Its subtitle is “Decoding the Minds of Hackers”. The Black Report is an amazingly comprehensive survey of people who are professional cyber break-in artists. Fortunately, most of them are on the right side of the law. They work for companies who offer their hacking skills to test a client’s cyber security.
The report is full of all kinds of interesting nuggets that will scare any company exec. For example, most of the respondents say they can crack through an organization’s online security and access the data in less than 15 hours. Even more frightening is that the average length of time between when the break is made and the target discovers the problem is between 200 and 300 days. In other words, once they’re in they have between six and eight months to play around before someone pulls the cyber alarm.
So, what does this have to do with communication?
Nearly half of the hackers who responded say they like to use either social engineering or phishing attacks. In essence, they bypass the complicated firewalls and head straight for the weakest link: employees. They send emails with links that once clicked, lets the hacker into the system. In some cases, they actually resort to using the old-fashioned telephone.
That’s why it’s not a shock that a 2017 survey by the Ponemon Institute found that 92% of malware is delivered by email. A company called AlertLogic did the math and figured out that each user at a small business receives an average of nine malicious emails per month. If you have 10 employees, that means your company is facing 90 emails with malware every month. Those emails work for only one reason: an employee clicks on them.
It’s really no surprise that the human element is so fragile. What is surprising is that so many companies either ignore or simply accept that risk. About one third of those surveyed in the Black Report say that neither technology nor people alone can solve cyber security problems. It needs to be a combination of both.

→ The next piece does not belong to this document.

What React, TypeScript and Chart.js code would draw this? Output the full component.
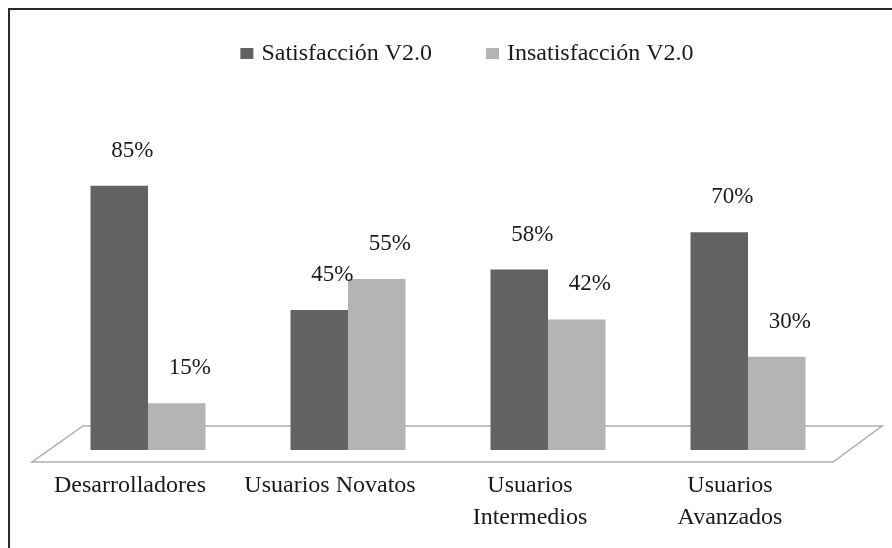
import { useEffect, useRef } from 'react';
import { Chart, registerables } from 'chart.js';

Chart.register(...registerables);

// ---- data ----
const categories: (string | string[])[] = [
  'Desarrolladores',
  'Usuarios Novatos',
  ['Usuarios', 'Intermedios'],
  ['Usuarios', 'Avanzados'],
];
const seriesNames = ['Satisfacción V2.0', 'Insatisfacción V2.0'];
const satisfaccion = [85, 45, 58, 70];
const insatisfaccion = [15, 55, 42, 30];
const yMin = 0;
const yMax = 100;

// ---- styles ----
const FONT = '"Liberation Serif", "Times New Roman", serif';
const TEXT = '#1a1a1a';
const DARK = '#626262';
const LIGHT = '#b4b4b4';

const framePlugin = {
  id: 'frame',
  beforeDraw(chart: any) {
    const { ctx, width, height } = chart;
    ctx.save();
    ctx.fillStyle = '#ffffff';
    ctx.fillRect(0, 0, width, height);
    ctx.strokeStyle = '#2a2a2a';
    ctx.lineWidth = 2;
    ctx.strokeRect(9, 9, width + 20, height + 20);
    ctx.restore();
  },
};

const floorPlugin = {
  id: 'floor',
  beforeDatasetsDraw(chart: any) {
    const { ctx, chartArea } = chart;
    const { left, right, bottom } = chartArea;
    const backY = bottom - 24;
    const frontY = bottom + 12;
    ctx.save();
    ctx.strokeStyle = '#aeaeae';
    ctx.lineWidth = 1.5;
    ctx.beginPath();
    ctx.moveTo(left + 35, backY);
    ctx.lineTo(right + 34, backY);
    ctx.lineTo(right - 15, frontY);
    ctx.lineTo(left - 16, frontY);
    ctx.closePath();
    ctx.stroke();
    ctx.restore();
  },
};

const valueLabelPlugin = {
  id: 'valueLabels',
  afterDatasetsDraw(chart: any) {
    const { ctx } = chart;
    ctx.save();
    ctx.font = `23px ${FONT}`;
    ctx.fillStyle = TEXT;
    ctx.textAlign = 'center';
    ctx.textBaseline = 'middle';
    chart.data.datasets.forEach((ds: any, di: number) => {
      const meta = chart.getDatasetMeta(di);
      meta.data.forEach((el: any, i: number) => {
        ctx.fillText(`${ds.data[i]}%`, el.x + 13, el.y - 35);
      });
    });
    ctx.restore();
  },
};

const legendPlugin = {
  id: 'customLegend',
  afterDraw(chart: any) {
    const { ctx } = chart;
    const datasets = chart.data.datasets;
    const box = 13;
    const boxH = 11;
    const gapText = 8;
    const gapItem = 54;
    const centerX = 467;
    const midY = 54;
    ctx.save();
    ctx.font = `24px ${FONT}`;
    ctx.textBaseline = 'middle';
    ctx.textAlign = 'left';
    const widths = datasets.map((d: any) => ctx.measureText(d.label).width);
    const total =
      widths.reduce((a: number, w: number) => a + box + gapText + w, 0) +
      gapItem * (datasets.length - 1);
    let x = centerX - total / 2;
    datasets.forEach((d: any, i: number) => {
      ctx.fillStyle = d.backgroundColor;
      ctx.fillRect(x, midY - boxH / 2 - 0.5, box, boxH);
      x += box + gapText;
      ctx.fillStyle = TEXT;
      ctx.fillText(d.label, x, midY);
      x += widths[i] + gapItem;
    });
    ctx.restore();
  },
};

export default function App() {
  const canvasRef = useRef<HTMLCanvasElement | null>(null);

  useEffect(() => {
    if (!canvasRef.current) return;
    const chart = new Chart(canvasRef.current, {
      type: 'bar',
      data: {
        labels: categories as any,
        datasets: [
          {
            label: seriesNames[0],
            data: satisfaccion,
            backgroundColor: DARK,
            borderWidth: 0,
            categoryPercentage: 0.575,
            barPercentage: 1,
          },
          {
            label: seriesNames[1],
            data: insatisfaccion,
            backgroundColor: LIGHT,
            borderWidth: 0,
            categoryPercentage: 0.575,
            barPercentage: 1,
          },
        ],
      },
      options: {
        animation: false,
        responsive: false,
        maintainAspectRatio: false,
        layout: { padding: { top: 139, left: 48, right: 44, bottom: 0 } },
        plugins: {
          legend: { display: false },
          tooltip: { enabled: false },
          title: { display: false },
        },
        scales: {
          x: {
            grid: { display: false, drawTicks: false },
            border: { display: false },
            ticks: {
              color: TEXT,
              font: { family: FONT, size: 24, lineHeight: 1.32 },
              padding: 20,
              labelOffset: -18,
              maxRotation: 0,
              autoSkip: false,
            },
            afterFit: (scale: any) => {
              scale.height = 98;
            },
          },
          y: {
            display: false,
            min: yMin,
            max: yMax,
          },
        },
      },
      plugins: [framePlugin, floorPlugin, valueLabelPlugin, legendPlugin],
    });
    return () => chart.destroy();
  }, []);

  return (
    <div style={{ position: 'absolute', left: 0, top: 0, width: 892, height: 548, background: '#fff' }}>
      <canvas ref={canvasRef} width={892} height={548} style={{ display: 'block', width: 892, height: 548 }} />
    </div>
  );
}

And those efforts must be communicated.
Staff is always annoyed when some new firewall or security measure is put into place. Suddenly they can’t access the things they could yesterday. It now takes three steps to do what one or two did last week. They view it as an attack on productivity.
Often times that’s because the reason behind the changes aren’t explained. Employees don’t know about the number of times the organization’s firewall was breached. They know nothing about the incident where accounting turned over sensitive information after being spear phished.
So tell them. Let them know when something went wrong. And if it didn’t happen at your organization, talk about what happened to another company across town. Explain how that company’s email was shut down for an entire day because one person clicked on the wrong link. Or how a ransomware attack was so costly, it cut into company bonuses. You don’t even have to make it up, there are plenty of examples out there. It’s not fear mongering. You’re simply giving your staff information so they understand why security measures were put into place.
And that communication has to go both ways. When an employee spots a malicious email, someone in IT has to thank them. When a staff member reaches out to learn more about how to battle the bad guys, they need to feel that they’re actually getting help.
There will still be plenty of people who ignore the message and click on malicious links. You won’t get them all. But every employee who does listen means one less chance that a cyber crook will infiltrate your data. And the best part? It didn’t cost a thing. Just a little time spent communicating.
That doesn’t mean the Black Report still won’t scare the daylights out of you. But at least you know you’ve taken the first steps towards some restful sleep.